The key thing is that you do have the self-discipline to return to jail under your own steam and voluntarily submit to your further punishment, whether it’s deserved or not. After Christmas 2013, every single one of us on ROTL at our nick did come back on time. And that’s really what ROTL is all about, particularly at Christmas: testing an inmate’s compliance, self-control and ability to observe the rules. No matter how much Chris Grayling would like to please readers of the Daily Mail, I believe we’d be absolutely daft to abandon such an important tool for rehabilitation and resettlement.


  1. I wrote letter to jon. Awaiting him to reply. Vas

    1. Thanks for your comment, Vas. Just getting a letter from you could be a big boost for his morale. Hope you have an enjoyable Christmas.
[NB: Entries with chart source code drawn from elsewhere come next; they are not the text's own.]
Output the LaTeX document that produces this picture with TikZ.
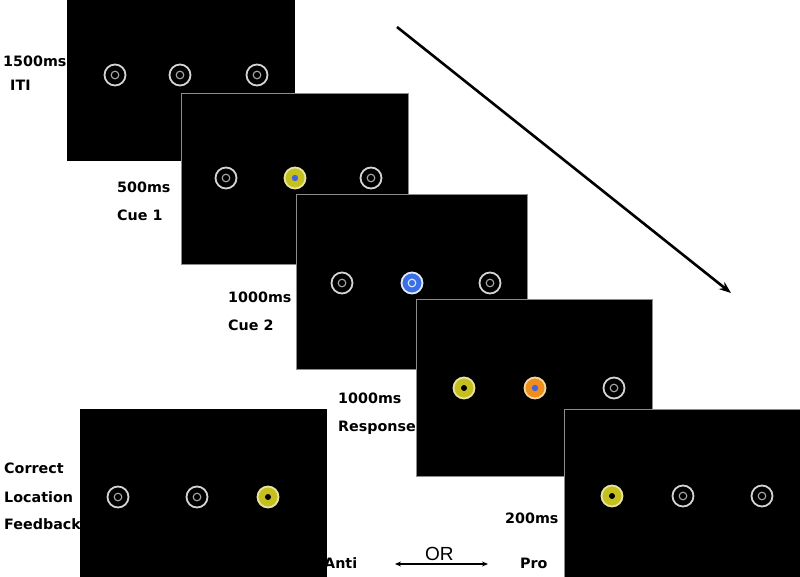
\documentclass[tikz,border=0pt]{standalone}
\usepackage{fontspec}
\setmainfont{DejaVu Sans}
\newfontfamily\orfont{Liberation Sans}
\usetikzlibrary{arrows.meta}
\definecolor{ringgray}{HTML}{D4D4D4}
\definecolor{innergray}{HTML}{A8A8A8}
\definecolor{panelgray}{HTML}{8C8C8C}
\definecolor{yel}{HTML}{C6C01E}
\definecolor{paleyel}{HTML}{E6E4A0}
\definecolor{cueblue}{HTML}{3B6FE6}
\definecolor{dotblue}{HTML}{4262E2}
\definecolor{orng}{HTML}{EE8E1C}
\definecolor{paleorng}{HTML}{F6D6A0}
\begin{document}
\begin{tikzpicture}[x=1pt,y=-1pt,
  screen/.style={fill=black, draw=#1, line width=0.9pt, anchor=north west, inner sep=0pt},
  screen/.default=panelgray,
  ring/.style={circle, draw=ringgray, line width=1.8pt, minimum size=21pt, inner sep=0pt},
  plainstim/.style={ring, fill=black, path picture={\draw[innergray,line width=1.1pt] (path picture bounding box.center) circle[radius=3.8pt];}},
  yelblue/.style={ring, draw=paleyel, fill=yel, path picture={\fill[dotblue] (path picture bounding box.center) circle[radius=3.2pt];}},
  yelblack/.style={ring, draw=paleyel, fill=yel, path picture={\fill[black] (path picture bounding box.center) circle[radius=3pt];}},
  bluestim/.style={ring, draw=white!85!cueblue, fill=cueblue, path picture={\draw[white!85!cueblue,line width=1.1pt] (path picture bounding box.center) circle[radius=3.8pt];}},
  orangestim/.style={ring, draw=paleorng, fill=orng, path picture={\fill[dotblue] (path picture bounding box.center) circle[radius=3.2pt];}},
  lbl/.style={anchor=base west, inner sep=0pt, font=\fontsize{14.3}{16}\selectfont\bfseries},
  orlbl/.style={anchor=base west, inner sep=0pt, font=\fontsize{19}{21}\selectfont\orfont},
  timearrow/.style={line width=2.6pt, -{Stealth[length=12pt,width=9pt]}},
  orarrow/.style={line width=1.3pt, {Stealth[length=6pt,width=5pt]}-{Stealth[length=6pt,width=5pt]}}
]
\useasboundingbox (0,0) rectangle (800,576);
\fill[white] (0,0) rectangle (800,576);

% screens
\node[screen=black, minimum width=227pt, minimum height=160pt] (s1) at (67,0) {};
\node[plainstim] (c11) at (115,75) {};
\node[plainstim] (c12) at (180,75) {};
\node[plainstim] (c13) at (257,75) {};

\node[screen, minimum width=227pt, minimum height=171pt] (s2) at (181,93) {};
\node[plainstim] (c21) at (226,178) {};
\node[yelblue] (c22) at (295,178) {};
\node[plainstim] (c23) at (371,178) {};

\node[screen, minimum width=231pt, minimum height=175pt] (s3) at (296,194) {};
\node[plainstim] (c31) at (342,283) {};
\node[bluestim] (c32) at (412,283) {};
\node[plainstim] (c33) at (490,283) {};

\node[screen, minimum width=236pt, minimum height=177pt] (s4) at (416,299) {};
\node[yelblack] (c41) at (464,388) {};
\node[orangestim] (c42) at (535,388) {};
\node[plainstim] (c43) at (614,388) {};

\node[screen, minimum width=240pt, minimum height=170pt] (s5) at (564,409) {};
\node[yelblack] (c51) at (612,496) {};
\node[plainstim] (c52) at (683,496) {};
\node[plainstim] (c53) at (762,496) {};

\node[screen=black, minimum width=246pt, minimum height=170pt] (s6) at (80,409) {};
\node[plainstim] (c61) at (118,497) {};
\node[plainstim] (c62) at (197,497) {};
\node[yelblack] (c63) at (268,497) {};

% labels
\node[lbl] (t1a) at (3,66) {1500ms};
\node[lbl] (t1b) at (10,90) {ITI};
\node[lbl] (t2a) at (117,192) {500ms};
\node[lbl] (t2b) at (117,220) {Cue 1};
\node[lbl] (t3a) at (228,302) {1000ms};
\node[lbl] (t3b) at (228,330) {Cue 2};
\node[lbl] (t4a) at (338,403) {1000ms};
\node[lbl] (t4b) at (338,431) {Response};
\node[lbl] (t6a) at (4,473) {Correct};
\node[lbl] (t6b) at (4,502) {Location};
\node[lbl] (t6c) at (4,529) {Feedback};
\node[lbl] (t5a) at (505,523) {200ms};
\node[lbl] (anti) at (324,568) {Anti};
\node[orlbl] (or) at (425,560) {OR};
\node[lbl] (pro) at (520,568) {Pro};

% arrows
\coordinate (ta) at (397,27);
\coordinate (tb) at (731,293);
\draw[timearrow] (ta) -- (tb);
\coordinate (oa) at (395,564);
\coordinate (ob) at (488,564);
\draw[orarrow] (oa) -- (ob);
\end{tikzpicture}
\end{document}
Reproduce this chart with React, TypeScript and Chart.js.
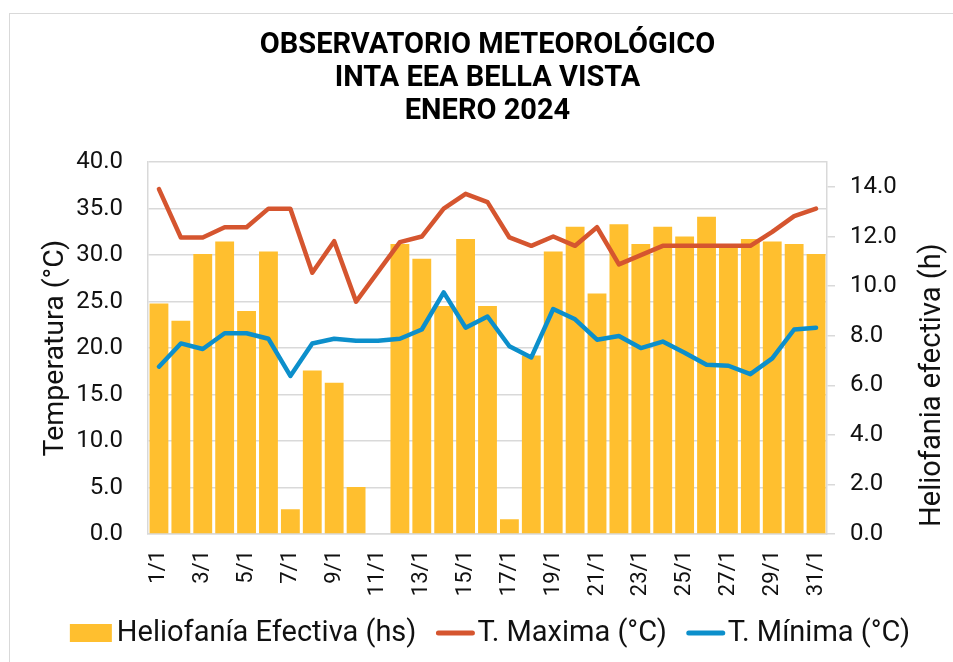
import React, { useEffect, useRef } from 'react';
import { Chart, registerables } from 'chart.js';

Chart.register(...registerables);

const categories = [
  '1/1', '2/1', '3/1', '4/1', '5/1', '6/1', '7/1', '8/1', '9/1', '10/1',
  '11/1', '12/1', '13/1', '14/1', '15/1', '16/1', '17/1', '18/1', '19/1', '20/1',
  '21/1', '22/1', '23/1', '24/1', '25/1', '26/1', '27/1', '28/1', '29/1', '30/1', '31/1',
];

const heliofania = [
  9.3, 8.6, 11.3, 11.8, 9.0, 11.4, 1.0, 6.6, 6.1, 1.9,
  0, 11.7, 11.1, 9.2, 11.9, 9.2, 0.6, 7.2, 11.4, 12.4,
  9.7, 12.5, 11.7, 12.4, 12.0, 12.8, 11.6, 11.9, 11.8, 11.7, 11.3,
];

const tMaxima = [
  37.1, 31.9, 31.9, 33.0, 33.0, 35.0, 35.0, 28.1, 31.5, 25.0,
  28.2, 31.4, 32.0, 35.0, 36.6, 35.7, 31.9, 31.0, 32.0, 31.0,
  33.0, 29.0, 30.0, 31.0, 31.0, 31.0, 31.0, 31.0, 32.5, 34.2, 35.0,
];

const tMinima = [
  18.0, 20.5, 19.9, 21.6, 21.6, 21.0, 17.0, 20.5, 21.0, 20.8,
  20.8, 21.0, 22.0, 26.0, 22.2, 23.4, 20.2, 19.0, 24.2, 23.1,
  20.9, 21.3, 20.0, 20.7, 19.5, 18.2, 18.1, 17.2, 18.9, 22.0, 22.2,
];

const heliofaniaTicks = [0, 2, 4, 6, 8, 10, 12, 14];

const titleLines = ['OBSERVATORIO METEOROLÓGICO', 'INTA EEA BELLA VISTA', 'ENERO 2024'];
const seriesLabels = ['Heliofanía Efectiva (hs)', 'T. Maxima (°C)', 'T. Mínima (°C)'];
const leftAxisTitle = 'Temperatura (°C)';
const rightAxisTitle = 'Heliofania efectiva (h)';

const FONT = 'Roboto';
const TEXT = '#111111';
const GRID = '#d9d9d9';
const BAR = '#FFBF2F';
const RED = '#D5552F';
const BLUE = '#0C8FCB';

const CANVAS_W = 975;
const CANVAS_H = 662;

const decorPlugin = {
  id: 'decor',
  afterDraw(chart: any) {
    const ctx = chart.ctx as CanvasRenderingContext2D;
    const area = chart.chartArea;
    ctx.save();
    // right axis title (reads bottom to top)
    ctx.font = `29px ${FONT}`;
    ctx.fillStyle = TEXT;
    ctx.textAlign = 'center';
    ctx.textBaseline = 'middle';
    ctx.translate(933, (area.top + area.bottom) / 2 + 37);
    ctx.rotate(-Math.PI / 2);
    ctx.fillText(rightAxisTitle, 0, 0);
    ctx.restore();

    // legend
    ctx.save();
    ctx.font = `29px ${FONT}`;
    ctx.textBaseline = 'middle';
    ctx.textAlign = 'left';
    const ds = chart.data.datasets;
    const items = ds.map((d: any, i: number) => ({
      label: d.label,
      type: i === 0 ? 'box' : 'line',
      color: i === 0 ? d.backgroundColor : d.borderColor,
      markerW: i === 0 ? 42 : 38,
      gap: i === 0 ? 5 : 3,
      textW: ctx.measureText(d.label).width,
    }));
    const spacing = 20;
    let total = 0;
    items.forEach((it: any, i: number) => {
      total += it.markerW + it.gap + it.textW + (i < items.length - 1 ? spacing : 0);
    });
    let x = 490 - total / 2;
    const y = 633;
    items.forEach((it: any) => {
      if (it.type === 'box') {
        ctx.fillStyle = it.color;
        ctx.fillRect(x, y - 9, it.markerW, 18);
      } else {
        ctx.strokeStyle = it.color;
        ctx.lineWidth = 5;
        ctx.lineCap = 'round';
        ctx.beginPath();
        ctx.moveTo(x + 2, y);
        ctx.lineTo(x + it.markerW - 2, y);
        ctx.stroke();
      }
      x += it.markerW + it.gap;
      ctx.fillStyle = TEXT;
      ctx.fillText(it.label, x, y + 1);
      x += it.textW + spacing;
    });
    ctx.restore();
  },
};

export default function App() {
  const ref = useRef<HTMLCanvasElement>(null);

  useEffect(() => {
    if (!ref.current) return;
    const chart = new Chart(ref.current, {
      type: 'bar',
      data: {
        labels: categories,
        datasets: [
          {
            type: 'bar',
            label: seriesLabels[0],
            data: heliofania,
            backgroundColor: BAR,
            yAxisID: 'y1',
            barPercentage: 0.86,
            categoryPercentage: 1,
            order: 3,
          },
          {
            type: 'line',
            label: seriesLabels[1],
            data: tMaxima,
            borderColor: RED,
            backgroundColor: RED,
            borderWidth: 4.5,
            pointRadius: 0,
            borderJoinStyle: 'round',
            borderCapStyle: 'round',
            yAxisID: 'y',
            order: 1,
          },
          {
            type: 'line',
            label: seriesLabels[2],
            data: tMinima,
            borderColor: BLUE,
            backgroundColor: BLUE,
            borderWidth: 4.5,
            pointRadius: 0,
            borderJoinStyle: 'round',
            borderCapStyle: 'round',
            yAxisID: 'y',
            order: 2,
          },
        ] as any,
      },
      options: {
        responsive: false,
        animation: false,
        layout: { padding: { left: 0, right: 0, top: 0, bottom: 58 } },
        plugins: {
          legend: { display: false },
          tooltip: { enabled: false },
          title: {
            display: true,
            text: titleLines,
            color: '#000',
            font: { family: FONT, size: 29, weight: 'bold', lineHeight: 1.14 },
            padding: { top: 29.5, bottom: 33.5 },
          },
        },
        scales: {
          x: {
            type: 'category',
            grid: { display: false, drawTicks: false },
            border: { display: true, color: GRID, width: 1.5 },
            ticks: {
              autoSkip: false,
              maxRotation: 90,
              minRotation: 90,
              padding: 16,
              color: TEXT,
              font: { family: FONT, size: 22 },
              callback: (_v: any, i: number) => (i % 2 === 0 ? categories[i] : ''),
            },
            afterFit: (s: any) => {
              s.height = 70;
            },
          },
          y: {
            position: 'left',
            min: 0,
            max: 40,
            ticks: {
              stepSize: 5,
              padding: 25,
              color: TEXT,
              font: { family: FONT, size: 24 },
              callback: (v: any) => Number(v).toFixed(1),
            },
            grid: { color: GRID, lineWidth: 1.5, drawTicks: false },
            border: { display: true, color: GRID, width: 1.5 },
            title: {
              display: true,
              text: leftAxisTitle,
              color: TEXT,
              font: { family: FONT, size: 28.5 },
              padding: { top: 39, bottom: 0 },
            },
            afterFit: (s: any) => {
              s.width = 148;
            },
          },
          y1: {
            position: 'right',
            min: 0,
            max: 15,
            ticks: {
              padding: 15,
              color: TEXT,
              font: { family: FONT, size: 24 },
              callback: (v: any) => Number(v).toFixed(1),
            },
            afterBuildTicks: (s: any) => {
              s.ticks = heliofaniaTicks.map((v) => ({ value: v }));
            },
            grid: { drawOnChartArea: false, drawTicks: true, tickLength: 8, color: GRID, lineWidth: 1.5 },
            border: { display: true, color: GRID, width: 1.5 },
            afterFit: (s: any) => {
              s.width = CANVAS_W - 827;
            },
          },
        },
      } as any,
      plugins: [decorPlugin],
    });
    return () => chart.destroy();
  }, []);

  return (
    <div style={{ position: 'fixed', left: 0, top: 0, width: 953, height: 662, background: '#fff', overflow: 'hidden' }}>
      <div
        style={{
          position: 'absolute',
          left: 9,
          top: 13,
          width: 980,
          height: 700,
          border: '1px solid #d9d9d9',
          boxSizing: 'border-box',
        }}
      />
      <canvas
        ref={ref}
        width={CANVAS_W}
        height={CANVAS_H}
        style={{ position: 'absolute', left: 0, top: 0, width: CANVAS_W, height: CANVAS_H }}
      />
    </div>
  );
}
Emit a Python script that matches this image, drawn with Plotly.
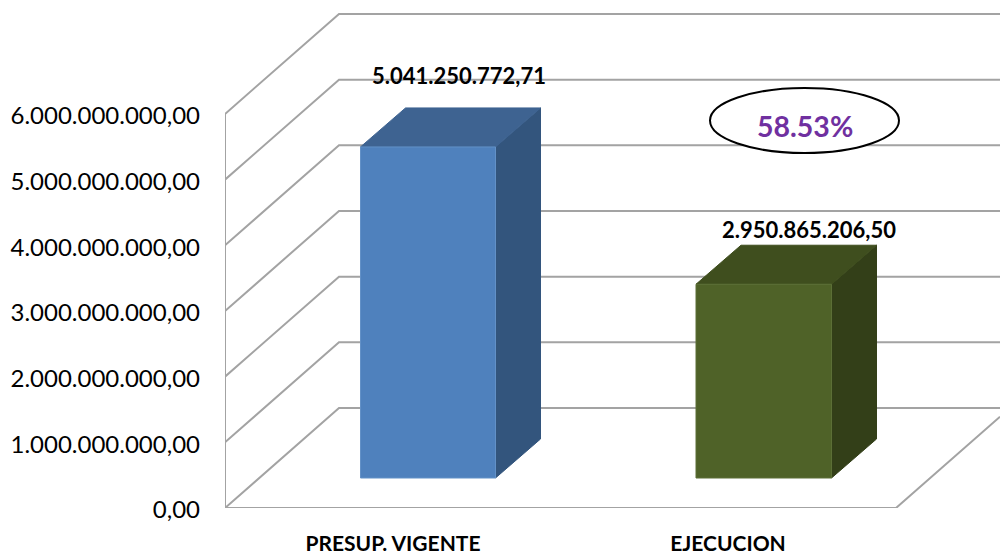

  2. I found this account fascinating. It must be have been an emotionally turbulent few days for you?

    1. Thanks for your comment. I'm happy to read that you found the post interesting.

      Yes, I think that any home visit on leave from prison tends to be emotionally stressful, but going home at Christmas is a particularly difficult time, especially as you have to make the psychological adjustment from being a prison inmate back to being a 'normal' member of the public. You have to start talking in normal English again and not constantly on your guard. It takes time to reacclimatise to life outside.

      Also, when you meet with family or friends, some of them can be unsure about whether to ask you about prison life or not. The issue can easily become the 'elephant in the room' during family reunions. And then you also have to prepare yourself mentally for the return to prison at the end of the temporary licence period. Still, it was definitely much better to be home for four nights over Christmas than back in jail!

  3. New to you blog (but am now following). This bought back sad memories for me. My husband, having not started on town leave was unable to be with me that first Christmas and it was heartbreaking. Although strange to say, the following year, having been released on licence, was the most depressing Christmas we'd ever experienced. The full force of criminal record AND no job at this time of year, really hit home.

    1. Thanks for sharing your own experiences of Christmas while your husband was in prison and then on licence. I think that many people who have no connection with the prison system seem to assume that the sentence ends with release on licence. However, the longer-term impact of imprisonment - unemployment, often higher insurance premiums, a struggle to get banking facilities, being barred from a wide range of professional or responsible jobs (depending on the type of conviction) - continues long after release on licence.

      Also, as you will be only too well aware, the period on licence - usually 50 percent of the full sentence - can also be highly stressful as there is always the risk of recall to prison hanging over the head of the ex-prisoner and his or her family. This in itself can make resettling back into the community and seeking any kind of employment highly uncertain, sometimes for several years (or in the case of a lifer, for the rest of their lives). As an ex-prisoner myself I can fully understand why the Christmas when your husband was on licence was even more depressing.